If this dust can be eliminated, only possible if the strictest attention is paid to detail and the most involved precautions are taken, then the remaining source of scattering loss is the roughness of the interfaces between the layers and between the multilayer and substrate.

If great care is exercised, then, in the visible and near-infrared regions, the total losses (absorption and scattering) can be reduced below 0.001% (for some very special applications, losses toward one-tenth of this figure have been achieved). The power-handling capability of the coatings can reach about 5 J/cm² for pulses of 1 ns or less at 1.06 μm.

Useful surveys of scattering in thin-film systems have been written by Duparré and by Amra. Laser damage remains a very active research topic.

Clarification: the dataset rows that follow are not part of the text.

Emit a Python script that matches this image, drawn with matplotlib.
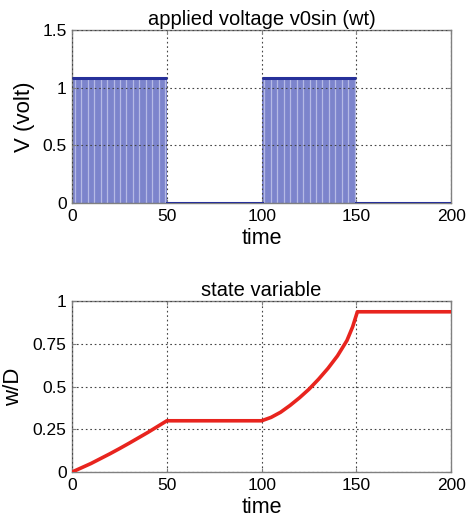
import matplotlib.pyplot as plt
import numpy as np

plt.rcParams["font.family"] = ["Liberation Sans", "DejaVu Sans"]

# applied voltage: amplitude of v0*sin(wt) and the intervals where it is switched on
v0 = 1.08
on_windows = [(0, 50), (100, 150)]
off_windows = [(50, 100), (150, 200)]

# normalised state variable w/D read along the simulation
t_state = [0, 10, 20, 25, 30, 40, 50, 100, 105, 110, 115, 120, 125, 130,
           135, 140, 145, 148, 150.5, 200]
w_state = [0, 0.05, 0.107, 0.137, 0.168, 0.232, 0.3, 0.3, 0.32, 0.35, 0.39,
           0.435, 0.485, 0.543, 0.607, 0.68, 0.77, 0.85, 0.938, 0.938]

x_ticks = [0, 50, 100, 150, 200]
v_ticks = [0, 0.5, 1, 1.5]
w_ticks = [0, 0.25, 0.5, 0.75, 1]
w_ticklabels = ["0", "0.25", "0.5", "0.75", "1"]

fill_c = "#7c84cc"
stripe_c = "#c4c8ec"
line_c = "#26309a"
red = "#e8241e"
spine_c = "#808080"


def style_axes(ax):
    for s in ax.spines.values():
        s.set_color(spine_c)
        s.set_linewidth(1.0)
    ax.tick_params(direction="in", length=3, width=0.8, color=spine_c,
                   labelsize=12.5, pad=4, top=True, right=True)
    ax.grid(True, linestyle=(0, (1.5, 2.5)), color="#444444", linewidth=0.8)
    ax.set_axisbelow(False)


fig = plt.figure(figsize=(4.71, 5.24), dpi=100)
ax1 = fig.add_axes([0.153, 0.6126, 0.805, 0.330])
ax2 = fig.add_axes([0.153, 0.0992, 0.805, 0.326])

# --- applied voltage ---
for t0, t1 in on_windows:
    ax1.fill_between([t0, t1], 0, v0, color=fill_c, linewidth=0, zorder=1)
    # the fast sine leaves lighter bands where its samples thin out
    ax1.vlines(np.arange(t0 + 1.5, t1, 3.4), 0, v0, color=stripe_c,
               linewidth=0.9, alpha=0.8, zorder=1.5)
    ax1.plot([t0, t1], [v0, v0], color=line_c, linewidth=2.2, zorder=3,
             solid_capstyle="butt")
for t0, t1 in off_windows:
    ax1.plot([t0, t1], [0, 0], color=line_c, linewidth=2.2, zorder=3)

ax1.set_xlim(0, 200)
ax1.set_ylim(0, 1.5)
ax1.set_xticks(x_ticks)
ax1.set_yticks(v_ticks)
ax1.set_yticklabels(["0", "0.5", "1", "1.5"])
ax1.set_title("applied voltage v0sin (wt)", fontsize=14.5, pad=4)
ax1.set_xlabel("time", fontsize=15.5, labelpad=3)
ax1.set_ylabel("V (volt)", fontsize=16, labelpad=5)
style_axes(ax1)

# --- state variable ---
ax2.plot(t_state, w_state, color=red, linewidth=2.6, zorder=3)
ax2.set_xlim(0, 200)
ax2.set_ylim(0, 1)
ax2.set_xticks(x_ticks)
ax2.set_yticks(w_ticks)
ax2.set_yticklabels(w_ticklabels)
ax2.set_title("state variable", fontsize=14.5, pad=4)
ax2.set_xlabel("time", fontsize=15.5, labelpad=3)
ax2.set_ylabel("w/D", fontsize=16, labelpad=6)
style_axes(ax2)

fig.savefig("out.png", dpi=100)
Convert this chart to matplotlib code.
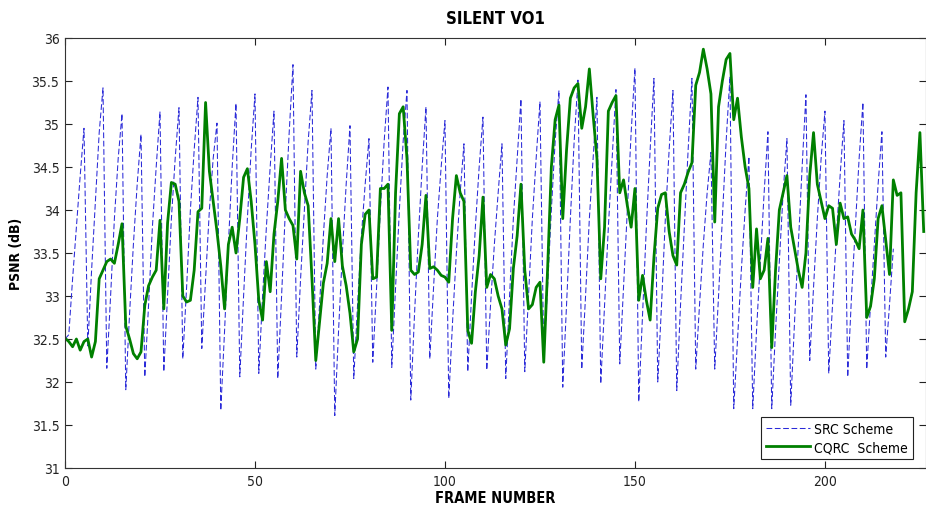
import matplotlib
matplotlib.use('Agg')
import matplotlib.pyplot as plt
import numpy as np

# SRC scheme PSNR per frame (frames 0..218)
src_psnr = [
    32.50, 32.55, 33.20, 33.80, 34.40, 34.95,
    32.42, 33.30, 34.10, 34.90, 35.42,
    32.16, 33.00, 33.90, 34.60, 35.12,
    31.91, 32.80, 33.60, 34.30, 34.88,
    32.06, 32.90, 33.80, 34.50, 35.14,
    32.12, 33.00, 33.90, 34.60, 35.19,
    32.27, 33.10, 34.00, 34.70, 35.31,
    32.39, 33.20, 34.00, 34.60, 35.01,
    31.67, 32.60, 33.60, 34.50, 35.24,
    32.06, 33.00, 33.90, 34.70, 35.35,
    32.10, 33.00, 33.80, 34.50, 35.15,
    32.04, 33.00, 34.00, 34.90, 35.69,
    32.29, 33.20, 34.00, 34.80, 35.39,
    32.15, 32.90, 33.70, 34.40, 34.95,
    31.61, 32.60, 33.50, 34.30, 34.98,
    32.04, 32.90, 33.70, 34.30, 34.83,
    32.23, 33.10, 34.00, 34.80, 35.43,
    32.17, 33.10, 34.00, 34.80, 35.39,
    31.79, 32.80, 33.70, 34.50, 35.20,
    32.27, 33.10, 33.90, 34.50, 35.04,
    31.81, 32.70, 33.50, 34.20, 34.77,
    32.12, 33.00, 33.80, 34.50, 35.08,
    32.14, 32.90, 33.60, 34.20, 34.77,
    32.04, 33.00, 33.90, 34.60, 35.29,
    32.12, 33.00, 33.90, 34.60, 35.26,
    32.29, 33.10, 34.00, 34.80, 35.39,
    31.94, 32.90, 33.90, 34.80, 35.51,
    32.15, 33.00, 33.90, 34.60, 35.31,
    31.98, 32.90, 33.80, 34.60, 35.40,
    32.21, 33.10, 34.00, 34.90, 35.65,
    31.77, 32.80, 33.80, 34.70, 35.53,
    32.00, 32.90, 33.90, 34.70, 35.39,
    31.90, 32.90, 33.80, 34.70, 35.53,
    32.15, 32.90, 33.60, 34.20, 34.67,
    32.15, 33.00, 33.90, 34.80, 35.55,
    31.69, 32.50, 33.30, 34.00, 34.62,
    31.69, 32.60, 33.40, 34.20, 34.91,
    31.69, 32.60, 33.40, 34.20, 34.83,
    31.73, 32.70, 33.60, 34.50, 35.34,
    32.25, 33.10, 33.90, 34.60, 35.15,
    32.10, 32.90, 33.70, 34.40, 35.04,
    32.06, 33.00, 33.80, 34.60, 35.25,
    32.15, 32.90, 33.60, 34.30, 34.91,
    32.29, 32.90, 33.55,
]

# CQRC scheme PSNR per frame (frames 0..226)
cqrc_psnr = [
    32.51, 32.47, 32.41, 32.50, 32.37, 32.47, 32.50, 32.29, 32.47, 33.20,
    33.30, 33.40, 33.43, 33.38, 33.60, 33.84, 32.65, 32.50, 32.33, 32.27,
    32.35, 32.89, 33.12, 33.22, 33.30, 33.88, 32.85, 33.85, 34.32, 34.30,
    34.10, 33.00, 32.93, 32.95, 33.30, 33.98, 34.02, 35.25, 34.45, 34.10,
    33.75, 33.35, 32.85, 33.60, 33.80, 33.50, 33.90, 34.38, 34.48, 34.10,
    33.60, 32.95, 32.72, 33.40, 33.05, 33.72, 34.10, 34.60, 34.00, 33.90,
    33.82, 33.43, 34.45, 34.20, 34.05, 33.20, 32.25, 32.70, 33.15, 33.38,
    33.90, 33.40, 33.90, 33.35, 33.12, 32.80, 32.35, 32.50, 33.60, 33.95,
    34.00, 33.20, 33.22, 34.25, 34.25, 34.30, 32.60, 34.20, 35.12, 35.20,
    34.60, 33.30, 33.25, 33.28, 33.60, 34.17, 33.32, 33.34, 33.30, 33.24,
    33.22, 33.16, 33.90, 34.40, 34.20, 34.10, 32.60, 32.45, 33.05, 33.47,
    34.15, 33.10, 33.25, 33.20, 33.00, 32.85, 32.43, 32.62, 33.32, 33.70,
    34.30, 33.30, 32.85, 32.90, 33.10, 33.16, 32.23, 33.30, 34.50, 35.05,
    35.22, 33.90, 34.70, 35.30, 35.42, 35.47, 34.95, 35.20, 35.64, 35.10,
    34.60, 33.20, 33.80, 35.15, 35.25, 35.33, 34.20, 34.35, 34.05, 33.80,
    34.25, 32.95, 33.24, 32.95, 32.72, 33.45, 34.02, 34.18, 34.20, 33.75,
    33.47, 33.36, 34.20, 34.30, 34.44, 34.55, 35.45, 35.60, 35.87, 35.64,
    35.35, 33.86, 35.20, 35.50, 35.75, 35.82, 35.05, 35.30, 34.85, 34.50,
    34.25, 33.10, 33.78, 33.20, 33.30, 33.67, 32.40, 33.30, 34.00, 34.20,
    34.40, 33.80, 33.55, 33.30, 33.10, 33.50, 34.40, 34.90, 34.30, 34.10,
    33.90, 34.05, 34.02, 33.60, 34.08, 33.90, 33.92, 33.72, 33.65, 33.55,
    34.00, 32.75, 32.88, 33.20, 33.90, 34.05, 33.65, 33.25, 34.35, 34.17,
    34.20, 32.70, 32.85, 33.05, 34.20, 34.90, 33.75,
]

y_ticks = [31, 31.5, 32, 32.5, 33, 33.5, 34, 34.5, 35, 35.5, 36]
x_ticks = [0, 50, 100, 150, 200]

plt.rcParams['font.family'] = ['DejaVu Sans']
plt.rcParams['font.stretch'] = 'condensed'

fig = plt.figure(figsize=(9.26, 5.10), dpi=100)
ax = fig.add_axes([65/926, 41/510, 861/926, 430/510])

ax.plot(np.arange(len(src_psnr)), src_psnr, color='#2a2ad8', lw=0.75,
        dashes=(5.5, 2.5), label='SRC Scheme')
ax.plot(np.arange(len(cqrc_psnr)), cqrc_psnr, color='#008000', lw=2.0,
        label='CQRC  Scheme')

ax.set_xlim(0, 226.6)
ax.set_ylim(31, 36)
ax.set_xticks(x_ticks)
ax.set_yticks(y_ticks)
ax.set_yticklabels([f'{v:g}' for v in y_ticks])
ax.tick_params(direction='in', length=5, top=True, right=True, labelsize=10,
               colors='#222222', pad=4)
for s in ax.spines.values():
    s.set_linewidth(0.8)
    s.set_color('#333333')

ax.set_title('SILENT VO1', fontsize=12, fontweight='bold', pad=11)
ax.set_xlabel('FRAME NUMBER', fontsize=10.5, fontweight='bold', labelpad=2)
ax.set_ylabel('PSNR (dB)', fontsize=10, fontweight='bold', labelpad=6)

leg = ax.legend(loc='lower right', bbox_to_anchor=(0.985, 0.021),
                borderaxespad=0, fancybox=False, edgecolor='#222222',
                framealpha=1, fontsize=10, handlelength=3.2,
                borderpad=0.35, labelspacing=0.3, handletextpad=0.3)
leg.get_frame().set_linewidth(0.8)

fig.savefig('out.png', dpi=100)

The best bulk crystals can exhibit intrinsic damage thresholds ultimately connected with multiphoton events causing the raising of electrons into the conduction band. Damage in thin-film systems, on the other hand, is dominated by defects in the films so that the intrinsic level is not reached.

In continuous wave applications, particularly in the infrared, thermal effects associated with absorption, either local or general, appear to be the principal source of damage, with small defects being less significant. In most other cases, local defects are the problem.

The particular nature of the defects may vary considerably, from inclusions to cracks or fissures. Significant attention has recently been paid to nodules that tend to grow through the films from any substrate imperfections. These nodules are poorly connected thermally to the film, which is suspected to be an important factor in the initiation of damage.

In spectral regions where water absorbs strongly, considerable importance is attached to the presence of liquid water within the films. In other parts of the spectrum, its role is less clear, but it may still play a part. Laser damage has been surveyed recently by Koslowski and by Stolz and Génin.